OBJECTIVE :: Among the records below, find each line that includes the string "with" and copy it.

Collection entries
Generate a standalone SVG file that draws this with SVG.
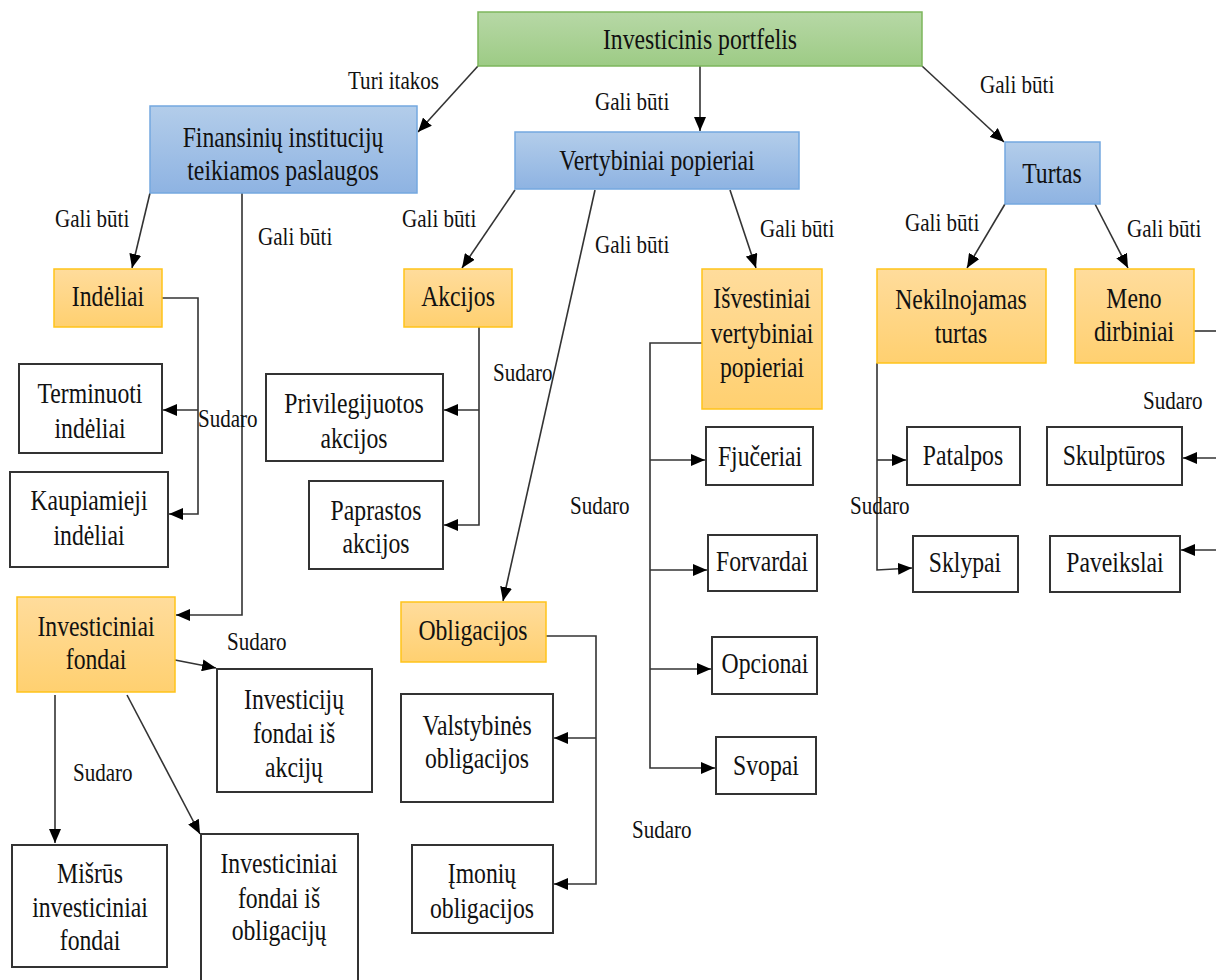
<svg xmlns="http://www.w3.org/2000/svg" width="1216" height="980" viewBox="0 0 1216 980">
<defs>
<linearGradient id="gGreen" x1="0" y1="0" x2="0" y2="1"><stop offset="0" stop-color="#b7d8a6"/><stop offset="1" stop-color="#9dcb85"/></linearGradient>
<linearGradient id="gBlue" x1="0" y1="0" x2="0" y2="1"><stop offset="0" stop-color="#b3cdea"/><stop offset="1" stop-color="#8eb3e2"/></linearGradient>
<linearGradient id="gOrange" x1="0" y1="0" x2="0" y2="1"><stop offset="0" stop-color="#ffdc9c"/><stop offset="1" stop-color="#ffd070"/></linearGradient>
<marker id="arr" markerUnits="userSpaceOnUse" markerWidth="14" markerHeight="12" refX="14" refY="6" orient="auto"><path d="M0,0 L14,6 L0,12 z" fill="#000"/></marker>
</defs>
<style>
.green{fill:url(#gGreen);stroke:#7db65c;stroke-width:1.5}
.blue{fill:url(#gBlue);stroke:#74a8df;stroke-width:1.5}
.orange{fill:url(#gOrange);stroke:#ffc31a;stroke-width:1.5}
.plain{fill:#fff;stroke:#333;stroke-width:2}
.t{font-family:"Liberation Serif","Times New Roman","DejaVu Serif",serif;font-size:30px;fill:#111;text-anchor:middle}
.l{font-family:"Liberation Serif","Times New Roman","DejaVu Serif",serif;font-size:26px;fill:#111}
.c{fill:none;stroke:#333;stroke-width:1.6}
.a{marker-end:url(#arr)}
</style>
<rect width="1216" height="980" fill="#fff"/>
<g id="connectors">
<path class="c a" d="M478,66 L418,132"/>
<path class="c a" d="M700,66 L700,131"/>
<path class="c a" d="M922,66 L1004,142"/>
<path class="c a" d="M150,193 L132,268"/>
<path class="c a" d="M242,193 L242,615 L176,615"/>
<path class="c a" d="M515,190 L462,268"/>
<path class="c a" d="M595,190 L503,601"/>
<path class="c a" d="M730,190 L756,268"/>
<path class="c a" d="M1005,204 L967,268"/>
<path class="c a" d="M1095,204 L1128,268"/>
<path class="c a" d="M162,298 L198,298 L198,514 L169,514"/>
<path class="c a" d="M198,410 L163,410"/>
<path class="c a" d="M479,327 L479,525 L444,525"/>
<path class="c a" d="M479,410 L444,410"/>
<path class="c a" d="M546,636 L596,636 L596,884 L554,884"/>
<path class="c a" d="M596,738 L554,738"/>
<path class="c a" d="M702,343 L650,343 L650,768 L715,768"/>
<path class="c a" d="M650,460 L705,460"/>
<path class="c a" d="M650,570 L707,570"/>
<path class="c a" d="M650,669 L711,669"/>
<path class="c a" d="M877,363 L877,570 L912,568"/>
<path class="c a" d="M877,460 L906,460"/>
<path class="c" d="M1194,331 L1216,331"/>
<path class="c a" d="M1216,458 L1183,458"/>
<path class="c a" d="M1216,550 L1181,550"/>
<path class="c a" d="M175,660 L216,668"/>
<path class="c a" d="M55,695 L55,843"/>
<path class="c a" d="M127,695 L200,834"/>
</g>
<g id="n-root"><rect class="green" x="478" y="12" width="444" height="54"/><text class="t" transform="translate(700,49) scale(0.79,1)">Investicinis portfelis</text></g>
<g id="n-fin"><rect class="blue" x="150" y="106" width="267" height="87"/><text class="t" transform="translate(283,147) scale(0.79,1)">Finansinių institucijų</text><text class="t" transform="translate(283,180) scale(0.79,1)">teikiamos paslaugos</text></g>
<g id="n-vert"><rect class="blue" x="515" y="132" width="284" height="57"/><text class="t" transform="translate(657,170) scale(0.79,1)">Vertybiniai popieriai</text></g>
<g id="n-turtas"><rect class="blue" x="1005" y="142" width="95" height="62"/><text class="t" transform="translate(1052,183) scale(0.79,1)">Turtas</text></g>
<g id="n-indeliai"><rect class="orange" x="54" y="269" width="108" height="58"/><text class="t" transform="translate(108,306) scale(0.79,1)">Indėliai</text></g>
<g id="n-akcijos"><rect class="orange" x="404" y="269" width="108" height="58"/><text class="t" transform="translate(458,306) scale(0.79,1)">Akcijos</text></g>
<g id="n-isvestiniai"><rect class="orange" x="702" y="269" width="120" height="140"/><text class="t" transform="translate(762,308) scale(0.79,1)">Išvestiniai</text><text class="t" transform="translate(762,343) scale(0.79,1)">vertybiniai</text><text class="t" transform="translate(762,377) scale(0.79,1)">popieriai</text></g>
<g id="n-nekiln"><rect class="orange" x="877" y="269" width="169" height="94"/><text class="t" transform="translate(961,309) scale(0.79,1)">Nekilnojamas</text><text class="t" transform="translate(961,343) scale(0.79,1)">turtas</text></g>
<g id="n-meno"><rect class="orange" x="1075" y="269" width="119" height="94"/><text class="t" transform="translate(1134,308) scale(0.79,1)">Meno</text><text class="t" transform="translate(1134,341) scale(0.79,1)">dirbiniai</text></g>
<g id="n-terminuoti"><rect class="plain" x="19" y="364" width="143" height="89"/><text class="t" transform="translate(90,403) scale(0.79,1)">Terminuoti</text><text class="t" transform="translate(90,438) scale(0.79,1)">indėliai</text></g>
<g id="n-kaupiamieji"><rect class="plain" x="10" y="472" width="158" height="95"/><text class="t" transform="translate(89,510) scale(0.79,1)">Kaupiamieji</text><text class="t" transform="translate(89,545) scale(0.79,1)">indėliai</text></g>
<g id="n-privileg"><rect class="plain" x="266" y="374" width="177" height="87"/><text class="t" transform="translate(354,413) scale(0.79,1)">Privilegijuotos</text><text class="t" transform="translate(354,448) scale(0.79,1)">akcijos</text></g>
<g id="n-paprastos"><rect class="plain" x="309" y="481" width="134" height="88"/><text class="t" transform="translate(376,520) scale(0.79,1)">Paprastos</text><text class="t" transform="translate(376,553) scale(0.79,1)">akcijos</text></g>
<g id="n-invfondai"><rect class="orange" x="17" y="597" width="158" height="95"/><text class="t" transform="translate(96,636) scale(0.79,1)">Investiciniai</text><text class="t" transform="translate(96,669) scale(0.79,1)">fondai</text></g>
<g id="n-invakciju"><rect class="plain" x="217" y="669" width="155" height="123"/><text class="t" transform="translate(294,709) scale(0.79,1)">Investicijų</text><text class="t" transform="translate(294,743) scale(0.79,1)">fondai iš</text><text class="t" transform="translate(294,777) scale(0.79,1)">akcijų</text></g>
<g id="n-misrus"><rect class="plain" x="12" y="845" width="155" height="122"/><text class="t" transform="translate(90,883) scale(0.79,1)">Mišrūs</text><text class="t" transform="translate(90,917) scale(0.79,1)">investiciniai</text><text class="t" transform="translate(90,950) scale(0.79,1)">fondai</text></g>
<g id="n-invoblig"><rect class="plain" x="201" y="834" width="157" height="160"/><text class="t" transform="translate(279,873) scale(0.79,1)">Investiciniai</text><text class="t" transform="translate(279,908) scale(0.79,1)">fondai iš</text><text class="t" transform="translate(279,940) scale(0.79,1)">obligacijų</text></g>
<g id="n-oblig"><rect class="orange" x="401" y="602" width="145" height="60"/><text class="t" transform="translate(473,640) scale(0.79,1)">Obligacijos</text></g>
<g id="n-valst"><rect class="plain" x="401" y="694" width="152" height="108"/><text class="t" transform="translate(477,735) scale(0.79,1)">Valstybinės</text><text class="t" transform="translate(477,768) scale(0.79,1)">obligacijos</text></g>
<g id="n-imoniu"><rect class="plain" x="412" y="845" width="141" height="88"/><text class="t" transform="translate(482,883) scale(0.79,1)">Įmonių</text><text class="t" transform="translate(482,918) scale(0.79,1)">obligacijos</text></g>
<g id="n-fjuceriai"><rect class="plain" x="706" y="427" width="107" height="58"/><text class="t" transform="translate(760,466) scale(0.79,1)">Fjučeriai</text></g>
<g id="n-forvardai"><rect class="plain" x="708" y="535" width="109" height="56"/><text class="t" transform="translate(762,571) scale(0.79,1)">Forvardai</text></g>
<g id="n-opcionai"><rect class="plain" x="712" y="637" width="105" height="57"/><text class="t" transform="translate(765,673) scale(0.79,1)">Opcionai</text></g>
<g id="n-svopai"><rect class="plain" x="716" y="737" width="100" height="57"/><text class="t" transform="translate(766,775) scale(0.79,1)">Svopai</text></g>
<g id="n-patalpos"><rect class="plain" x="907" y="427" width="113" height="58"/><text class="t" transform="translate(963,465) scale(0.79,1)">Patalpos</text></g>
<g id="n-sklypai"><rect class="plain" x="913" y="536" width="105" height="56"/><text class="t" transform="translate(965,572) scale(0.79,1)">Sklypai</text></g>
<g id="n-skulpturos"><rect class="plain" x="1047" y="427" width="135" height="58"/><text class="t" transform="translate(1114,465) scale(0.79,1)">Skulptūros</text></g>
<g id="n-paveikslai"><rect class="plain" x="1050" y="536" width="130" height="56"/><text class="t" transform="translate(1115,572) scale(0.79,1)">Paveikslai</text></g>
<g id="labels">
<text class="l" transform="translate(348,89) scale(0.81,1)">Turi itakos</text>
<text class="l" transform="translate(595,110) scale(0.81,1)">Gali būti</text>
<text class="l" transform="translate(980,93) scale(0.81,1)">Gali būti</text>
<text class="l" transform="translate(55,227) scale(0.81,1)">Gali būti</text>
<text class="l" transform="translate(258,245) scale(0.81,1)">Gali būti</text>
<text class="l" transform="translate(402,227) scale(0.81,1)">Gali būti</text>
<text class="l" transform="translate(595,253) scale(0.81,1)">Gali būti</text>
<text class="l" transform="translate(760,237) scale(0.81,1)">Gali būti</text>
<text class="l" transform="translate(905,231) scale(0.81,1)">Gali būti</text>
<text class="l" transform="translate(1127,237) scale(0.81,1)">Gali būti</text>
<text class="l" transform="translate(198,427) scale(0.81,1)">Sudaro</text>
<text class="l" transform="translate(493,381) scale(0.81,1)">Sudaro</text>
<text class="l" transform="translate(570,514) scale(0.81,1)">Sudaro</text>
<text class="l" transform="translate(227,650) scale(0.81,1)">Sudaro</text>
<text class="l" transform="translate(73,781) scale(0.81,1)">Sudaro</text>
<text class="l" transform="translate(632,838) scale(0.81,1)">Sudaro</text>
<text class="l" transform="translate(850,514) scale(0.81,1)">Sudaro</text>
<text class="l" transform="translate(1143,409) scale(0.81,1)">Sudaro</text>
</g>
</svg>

--

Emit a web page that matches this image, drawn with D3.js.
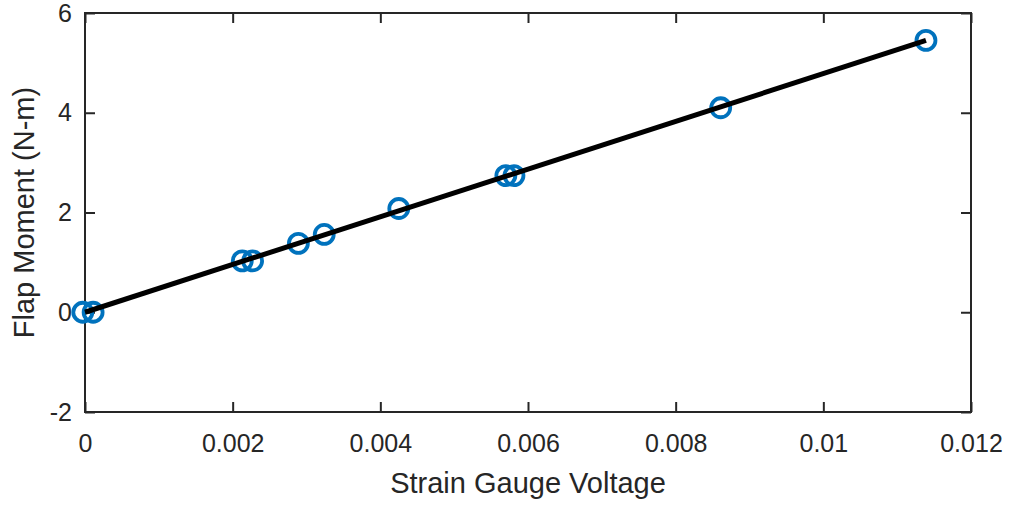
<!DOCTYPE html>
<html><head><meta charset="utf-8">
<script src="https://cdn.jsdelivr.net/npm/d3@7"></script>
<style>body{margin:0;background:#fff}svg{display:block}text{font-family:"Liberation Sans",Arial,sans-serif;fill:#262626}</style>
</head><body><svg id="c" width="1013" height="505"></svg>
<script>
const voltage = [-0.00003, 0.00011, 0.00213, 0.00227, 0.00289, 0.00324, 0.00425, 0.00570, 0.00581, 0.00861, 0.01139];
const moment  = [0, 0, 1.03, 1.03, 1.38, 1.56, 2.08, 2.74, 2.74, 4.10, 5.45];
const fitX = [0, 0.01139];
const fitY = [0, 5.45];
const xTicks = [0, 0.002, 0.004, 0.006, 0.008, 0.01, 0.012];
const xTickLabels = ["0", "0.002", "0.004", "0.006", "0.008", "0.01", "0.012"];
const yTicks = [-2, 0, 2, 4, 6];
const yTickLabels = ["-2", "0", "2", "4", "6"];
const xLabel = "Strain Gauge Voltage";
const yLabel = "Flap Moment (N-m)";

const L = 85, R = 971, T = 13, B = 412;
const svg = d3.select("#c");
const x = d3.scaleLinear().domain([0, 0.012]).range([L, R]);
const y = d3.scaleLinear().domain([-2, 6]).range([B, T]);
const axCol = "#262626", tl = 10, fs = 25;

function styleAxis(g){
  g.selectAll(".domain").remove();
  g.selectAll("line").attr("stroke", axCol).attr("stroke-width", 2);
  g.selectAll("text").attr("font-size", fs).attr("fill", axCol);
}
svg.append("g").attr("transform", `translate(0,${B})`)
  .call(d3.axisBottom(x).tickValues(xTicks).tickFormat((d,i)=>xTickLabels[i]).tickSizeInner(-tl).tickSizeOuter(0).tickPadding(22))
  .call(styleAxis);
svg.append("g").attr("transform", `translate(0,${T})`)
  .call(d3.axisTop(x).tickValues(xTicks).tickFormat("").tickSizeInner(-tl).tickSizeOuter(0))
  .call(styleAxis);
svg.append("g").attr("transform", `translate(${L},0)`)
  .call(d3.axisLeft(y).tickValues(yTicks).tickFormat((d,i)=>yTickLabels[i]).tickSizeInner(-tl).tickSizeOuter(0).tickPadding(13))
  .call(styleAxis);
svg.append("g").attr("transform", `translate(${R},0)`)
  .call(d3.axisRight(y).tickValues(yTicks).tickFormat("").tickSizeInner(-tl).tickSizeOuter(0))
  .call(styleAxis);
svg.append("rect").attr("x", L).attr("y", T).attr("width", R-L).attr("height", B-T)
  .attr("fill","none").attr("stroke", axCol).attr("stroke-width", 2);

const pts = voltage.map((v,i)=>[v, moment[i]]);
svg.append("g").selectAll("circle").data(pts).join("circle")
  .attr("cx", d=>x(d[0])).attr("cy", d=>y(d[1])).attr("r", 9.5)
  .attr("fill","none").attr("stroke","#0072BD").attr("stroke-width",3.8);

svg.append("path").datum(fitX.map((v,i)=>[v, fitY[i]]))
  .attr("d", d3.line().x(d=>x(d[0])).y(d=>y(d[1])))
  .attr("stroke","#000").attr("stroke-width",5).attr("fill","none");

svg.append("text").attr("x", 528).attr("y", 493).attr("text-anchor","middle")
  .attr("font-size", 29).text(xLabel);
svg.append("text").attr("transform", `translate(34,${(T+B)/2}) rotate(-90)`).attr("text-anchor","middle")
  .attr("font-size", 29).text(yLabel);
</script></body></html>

FULL OUTPUT ::
Generate a standalone SVG file that draws this with SVG.
Emit a web page that matches this image, drawn with D3.js.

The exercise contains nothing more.